Anyway, after many negotiations, MTA accepted to move out and the work on the restoration and refurbishment of the building could begin. The new museum will be called MUZA and will be a new concept for a museum with enhanced feedback by the visitors.

So far, so good. But the works have encountered some difficulties and, for example, the re-orientation of the building towards its original entrance, behind the La Vallette statue, is still very much a work in progress.

The inauguration of MUZA, originally set to be one of the V18 highlights, has been postponed again and again and now is tentatively set for the last  months of the year.

Meanwhile the hundreds, if not thousands, of works of art by Maltese artists languish in the reserve collection without being seen and enjoyed by the public.
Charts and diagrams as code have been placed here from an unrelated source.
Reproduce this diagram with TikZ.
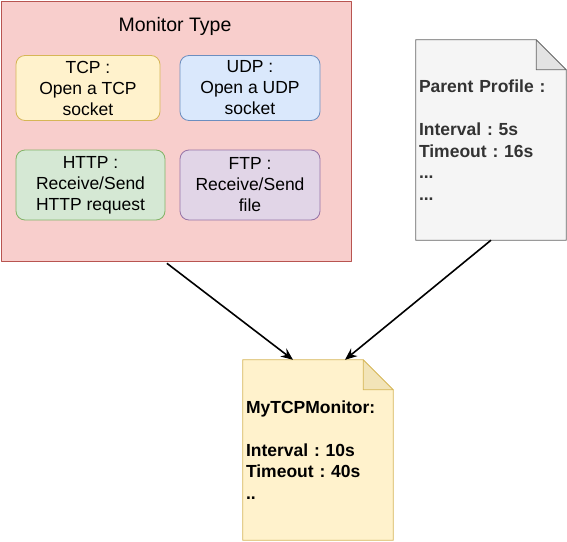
\documentclass[tikz,border=0pt]{standalone}
\usepackage{fontspec}
\setmainfont{Liberation Sans}
\usetikzlibrary{arrows.meta, backgrounds}
\frenchspacing

\definecolor{redfill}{HTML}{F8CECC}
\definecolor{redline}{HTML}{B85450}
\definecolor{yelfill}{HTML}{FFF2CC}
\definecolor{yelline}{HTML}{D6B656}
\definecolor{yelfold}{HTML}{F2E4B8}
\definecolor{bluefill}{HTML}{DAE8FC}
\definecolor{blueline}{HTML}{6C8EBF}
\definecolor{greenfill}{HTML}{D5E8D4}
\definecolor{greenline}{HTML}{82B366}
\definecolor{purpfill}{HTML}{E1D5E7}
\definecolor{purpline}{HTML}{9673A6}
\definecolor{greyfill}{HTML}{F5F5F5}
\definecolor{greyline}{HTML}{666666}
\definecolor{greyfold}{HTML}{E3E3E3}
\definecolor{greytext}{HTML}{333333}

\begin{document}
\begin{tikzpicture}[
  x=1pt,
  y=-1pt,
  line join=round,
  typebox/.style={
    rounded corners=9pt,
    minimum height=65pt,
    align=center,
    font=\fontsize{17.5}{21}\selectfont,
    inner sep=2pt,
    line width=0.8pt
  },
  note/.style={
    align=left,
    text width=144pt,
    inner xsep=3pt,
    inner ysep=0pt,
    minimum width=150pt,
    font=\bfseries\fontsize{17.5}{21.5}\selectfont
  },
  outline/.style={
    line width=0.8pt
  },
  arrow/.style={
    -{Stealth[length=12pt,width=10pt]},
    line width=1.6pt,
    draw=black
  }
]
\useasboundingbox (0,0) rectangle (567,541);

% ------------------------------------------------
% Monitor types
% ------------------------------------------------
\node[draw=redline, fill=redfill, line width=0.8pt, anchor=north west,
  minimum width=350pt, minimum height=260pt] (monitor) at (0.5,0.5) {};

\node[font=\fontsize{19.5}{23}\selectfont] (title) at (175,26)
{Monitor Type};

\node[typebox, draw=yelline, fill=yelfill, minimum width=144pt] (tcp) at (88,88)
{TCP :\\Open a TCP\\socket};

\node[typebox, draw=blueline, fill=bluefill, minimum width=140pt] (udp) at (250,88)
{UDP :\\Open a UDP\\socket};

\node[typebox, draw=greenline, fill=greenfill, minimum width=149pt,
  minimum height=70pt] (http) at (90.5,185)
{HTTP :\\Receive/Send\\HTTP request};

\node[typebox, draw=purpline, fill=purpfill, minimum width=140pt,
  minimum height=70pt] (ftp) at (250,185)
{FTP :\\Receive/Send\\file};

% ------------------------------------------------
% Profiles
% ------------------------------------------------
\node[note, minimum height=200pt, text=greytext] (parent) at (491,140)
{Parent Profile :\\[21.5pt]Interval : 5s\\Timeout : 16s\\...\\...};

\node[note, minimum height=180pt] (mytcp) at (318,450)
{MyTCPMonitor:\\[21.5pt]Interval : 10s\\Timeout : 40s\\..};

% Folded-corner sheets behind the note texts.
\begin{scope}[on background layer]
\draw[outline, draw=greyline, fill=greyfill] (parent.north west)
  -- ([xshift=-30pt]parent.north east)
  -- ([yshift=-30pt]parent.north east) -- (parent.south east)
  -- (parent.south west) -- cycle;
\draw[outline, draw=yelline, fill=yelfill] (mytcp.north west)
  -- ([xshift=-30pt]mytcp.north east)
  -- ([yshift=-30pt]mytcp.north east) -- (mytcp.south east)
  -- (mytcp.south west) -- cycle;
\end{scope}

\draw[outline, draw=greyline, fill=greyfold] ([xshift=-30pt]parent.north east)
  -- ([xshift=-30pt,yshift=-30pt]parent.north east)
  -- ([yshift=-30pt]parent.north east) -- cycle;
\draw[outline, draw=yelline, fill=yelfold] ([xshift=-30pt]mytcp.north east)
  -- ([xshift=-30pt,yshift=-30pt]mytcp.north east)
  -- ([yshift=-30pt]mytcp.north east) -- cycle;

% ------------------------------------------------
% Inheritance arrows
% ------------------------------------------------
\draw[arrow] ([xshift=-9pt,yshift=-2pt]monitor.south) -- ([xshift=-25pt]mytcp.north);
\draw[arrow] (parent.south) -- ([xshift=27pt]mytcp.north);

\end{tikzpicture}
\end{document}
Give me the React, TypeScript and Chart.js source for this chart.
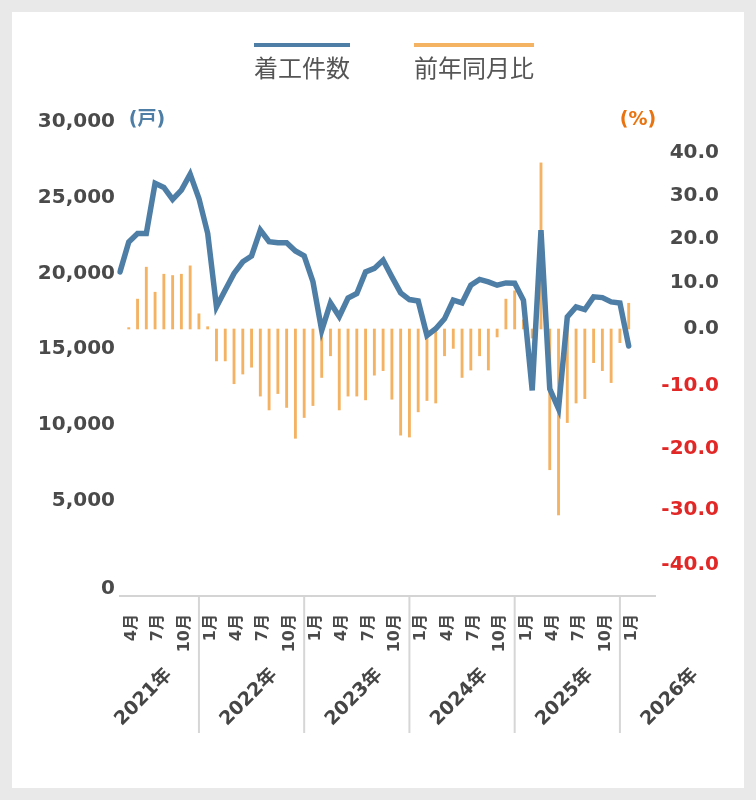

Over at St John’s, the work on the extension of the museum was announced and rendered public months ago. But it also means that the museum, or significant parts of it, has been closed for months.

Thus the visitors who have been attracted to come to Malta by the V18 publicity are missing out on two of the main attractions Malta can offer.

There’s more: the Palace of the Grand Masters too is being restored and significant parts of it are closed to the public.

Of course, visitors can still visit St John’s and maybe parts of the Palace but their visit to Malta is considerably poorer than it will be when these works are finally over and the sites can be enjoyed.